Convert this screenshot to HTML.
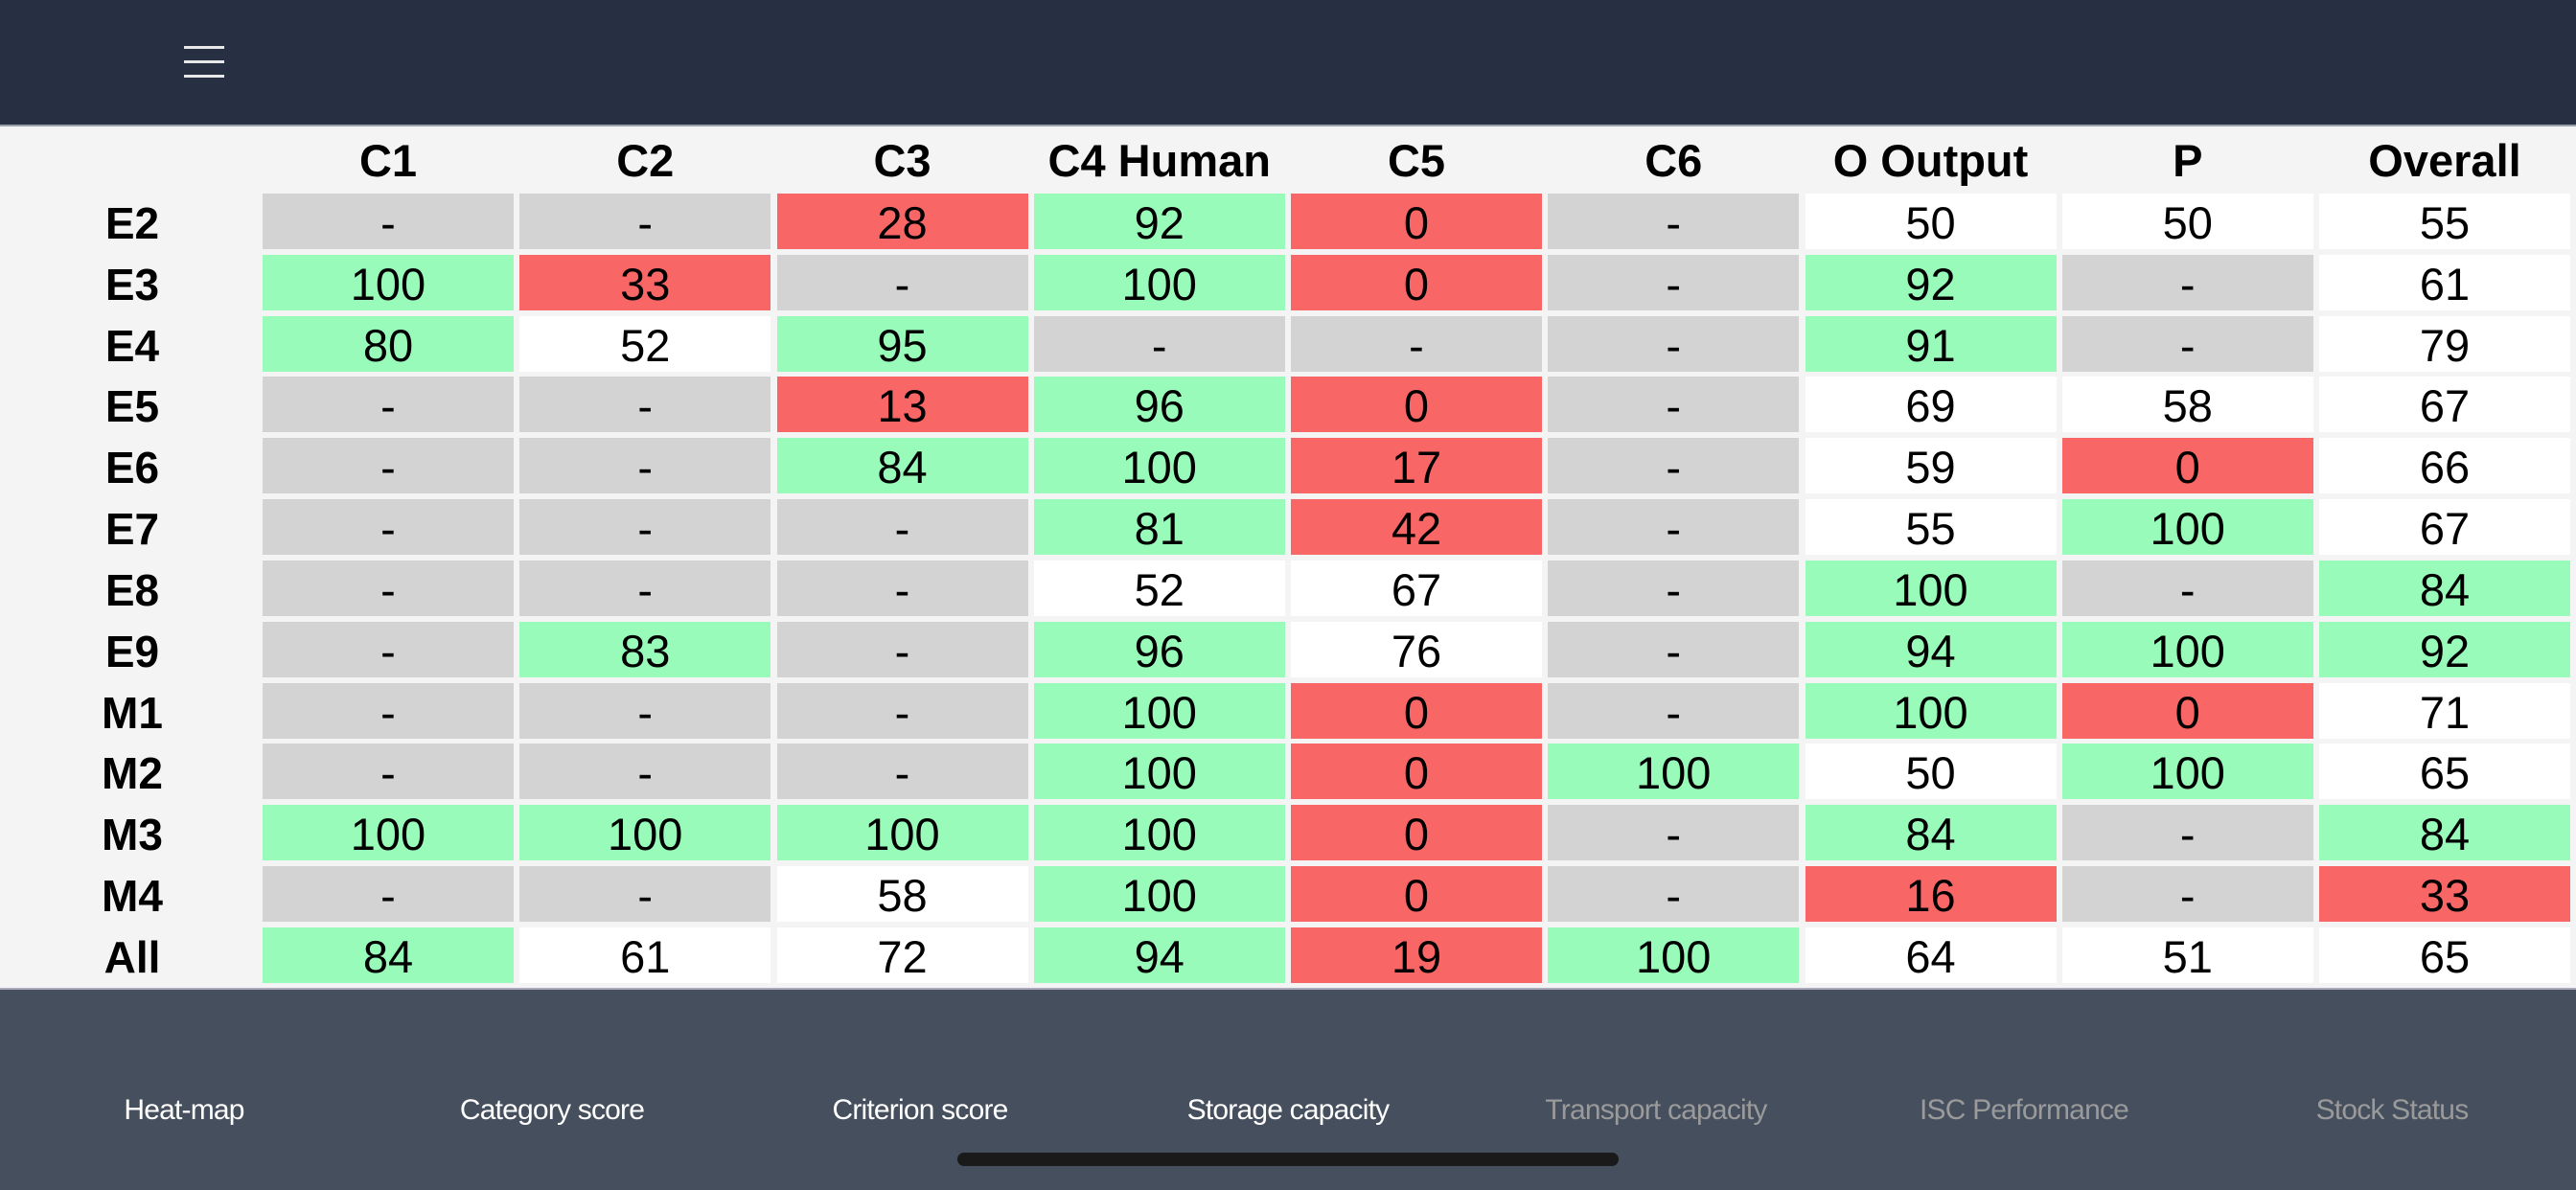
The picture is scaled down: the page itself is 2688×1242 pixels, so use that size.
<!DOCTYPE html>
<html><head><meta charset="utf-8"><style>
html,body{margin:0;padding:0;}
body{width:2688px;height:1242px;position:relative;overflow:hidden;background:#f4f4f4;font-family:"Liberation Sans",sans-serif;}
.top{position:absolute;left:0;top:0;width:2688px;height:132px;background:#263042;border-bottom:2px solid #9aa0a8;box-sizing:border-box;}
.hb{position:absolute;left:192px;width:42px;height:3px;background:#e8e8e8;}
.c{position:absolute;width:262px;height:58px;line-height:62px;text-align:center;font-size:47px;color:#000;}
.h{position:absolute;width:268px;text-align:center;font-size:47px;font-weight:bold;top:140px;line-height:56px;}
.r{position:absolute;left:80px;width:116px;text-align:center;font-size:46px;font-weight:bold;height:58px;line-height:62px;}
.g{background:#98fbba}.x{background:#f96666}.n{background:#d3d3d3}.w{background:#fff}
.nav{position:absolute;left:0;top:1031px;width:2688px;height:211px;background:#464f5e;border-top:2px solid #aab;box-sizing:border-box;}
.l{position:absolute;top:1142px;width:384px;text-align:center;font-size:30px;letter-spacing:-0.8px;color:#fff;}
.d{color:#9a9a9a}
.bar{position:absolute;left:999px;top:1203px;width:690px;height:14px;border-radius:7px;background:#1a1a1a;}
</style></head><body>
<div class="top"><div class="hb" style="top:48px"></div><div class="hb" style="top:63px"></div><div class="hb" style="top:78px"></div></div>
<div id="t"></div>
<div class="nav"></div>
<div class="l" style="left:0">Heat-map</div>
<div class="l" style="left:384px">Category score</div>
<div class="l" style="left:768px">Criterion score</div>
<div class="l" style="left:1152px">Storage capacity</div>
<div class="l d" style="left:1536px">Transport capacity</div>
<div class="l d" style="left:1920px">ISC Performance</div>
<div class="l d" style="left:2304px">Stock Status</div>
<div class="bar"></div>
<script>
var H=["C1","C2","C3","C4 Human","C5","C6","O Output","P","Overall"];
var R=[["E2","n-","n-","x28","g92","x0","n-","w50","w50","w55"],
["E3","g100","x33","n-","g100","x0","n-","g92","n-","w61"],
["E4","g80","w52","g95","n-","n-","n-","g91","n-","w79"],
["E5","n-","n-","x13","g96","x0","n-","w69","w58","w67"],
["E6","n-","n-","g84","g100","x17","n-","w59","x0","w66"],
["E7","n-","n-","n-","g81","x42","n-","w55","g100","w67"],
["E8","n-","n-","n-","w52","w67","n-","g100","n-","g84"],
["E9","n-","g83","n-","g96","w76","n-","g94","g100","g92"],
["M1","n-","n-","n-","g100","x0","n-","g100","x0","w71"],
["M2","n-","n-","n-","g100","x0","g100","w50","g100","w65"],
["M3","g100","g100","g100","g100","x0","n-","g84","n-","g84"],
["M4","n-","n-","w58","g100","x0","n-","x16","n-","x33"],
["All","g84","w61","w72","g94","x19","g100","w64","w51","w65"]];
var s="";
for(var j=0;j<9;j++){s+='<div class="h" style="left:'+(271+j*268.25)+'px">'+H[j]+'</div>';}
for(var i=0;i<13;i++){var y=202+i*63.83;
s+='<div class="r" style="top:'+y+'px">'+R[i][0]+'</div>';
for(var j=0;j<9;j++){var v=R[i][j+1];s+='<div class="c '+v[0]+'" style="left:'+(274+j*268.25)+'px;top:'+y+'px">'+v.slice(1)+'</div>';}}
document.getElementById("t").innerHTML=s;
</script>
</body></html>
....................
Except for the pictures, print the data above exactly.

Convert this screenshot to HTML.
The picture is scaled down: the page itself is 2688×1242 pixels, so use that size.
<!DOCTYPE html>
<html><head><meta charset="utf-8"><style>
html,body{margin:0;padding:0;}
body{width:2688px;height:1242px;position:relative;overflow:hidden;background:#f4f4f4;font-family:"Liberation Sans",sans-serif;}
.top{position:absolute;left:0;top:0;width:2688px;height:132px;background:#263042;border-bottom:2px solid #9aa0a8;box-sizing:border-box;}
.hb{position:absolute;left:192px;width:42px;height:3px;background:#e8e8e8;}
.c{position:absolute;width:262px;height:58px;line-height:62px;text-align:center;font-size:47px;color:#000;}
.h{position:absolute;width:268px;text-align:center;font-size:47px;font-weight:bold;top:140px;line-height:56px;}
.r{position:absolute;left:80px;width:116px;text-align:center;font-size:46px;font-weight:bold;height:58px;line-height:62px;}
.g{background:#98fbba}.x{background:#f96666}.n{background:#d3d3d3}.w{background:#fff}
.nav{position:absolute;left:0;top:1031px;width:2688px;height:211px;background:#464f5e;border-top:2px solid #aab;box-sizing:border-box;}
.l{position:absolute;top:1142px;width:384px;text-align:center;font-size:30px;letter-spacing:-0.8px;color:#fff;}
.d{color:#9a9a9a}
.bar{position:absolute;left:999px;top:1203px;width:690px;height:14px;border-radius:7px;background:#1a1a1a;}
</style></head><body>
<div class="top"><div class="hb" style="top:48px"></div><div class="hb" style="top:63px"></div><div class="hb" style="top:78px"></div></div>
<div id="t"></div>
<div class="nav"></div>
<div class="l" style="left:0">Heat-map</div>
<div class="l" style="left:384px">Category score</div>
<div class="l" style="left:768px">Criterion score</div>
<div class="l" style="left:1152px">Storage capacity</div>
<div class="l d" style="left:1536px">Transport capacity</div>
<div class="l d" style="left:1920px">ISC Performance</div>
<div class="l d" style="left:2304px">Stock Status</div>
<div class="bar"></div>
<script>
var H=["C1","C2","C3","C4 Human","C5","C6","O Output","P","Overall"];
var R=[["E2","n-","n-","x28","g92","x0","n-","w50","w50","w55"],
["E3","g100","x33","n-","g100","x0","n-","g92","n-","w61"],
["E4","g80","w52","g95","n-","n-","n-","g91","n-","w79"],
["E5","n-","n-","x13","g96","x0","n-","w69","w58","w67"],
["E6","n-","n-","g84","g100","x17","n-","w59","x0","w66"],
["E7","n-","n-","n-","g81","x42","n-","w55","g100","w67"],
["E8","n-","n-","n-","w52","w67","n-","g100","n-","g84"],
["E9","n-","g83","n-","g96","w76","n-","g94","g100","g92"],
["M1","n-","n-","n-","g100","x0","n-","g100","x0","w71"],
["M2","n-","n-","n-","g100","x0","g100","w50","g100","w65"],
["M3","g100","g100","g100","g100","x0","n-","g84","n-","g84"],
["M4","n-","n-","w58","g100","x0","n-","x16","n-","x33"],
["All","g84","w61","w72","g94","x19","g100","w64","w51","w65"]];
var s="";
for(var j=0;j<9;j++){s+='<div class="h" style="left:'+(271+j*268.25)+'px">'+H[j]+'</div>';}
for(var i=0;i<13;i++){var y=202+i*63.83;
s+='<div class="r" style="top:'+y+'px">'+R[i][0]+'</div>';
for(var j=0;j<9;j++){var v=R[i][j+1];s+='<div class="c '+v[0]+'" style="left:'+(274+j*268.25)+'px;top:'+y+'px">'+v.slice(1)+'</div>';}}
document.getElementById("t").innerHTML=s;
</script>
</body></html>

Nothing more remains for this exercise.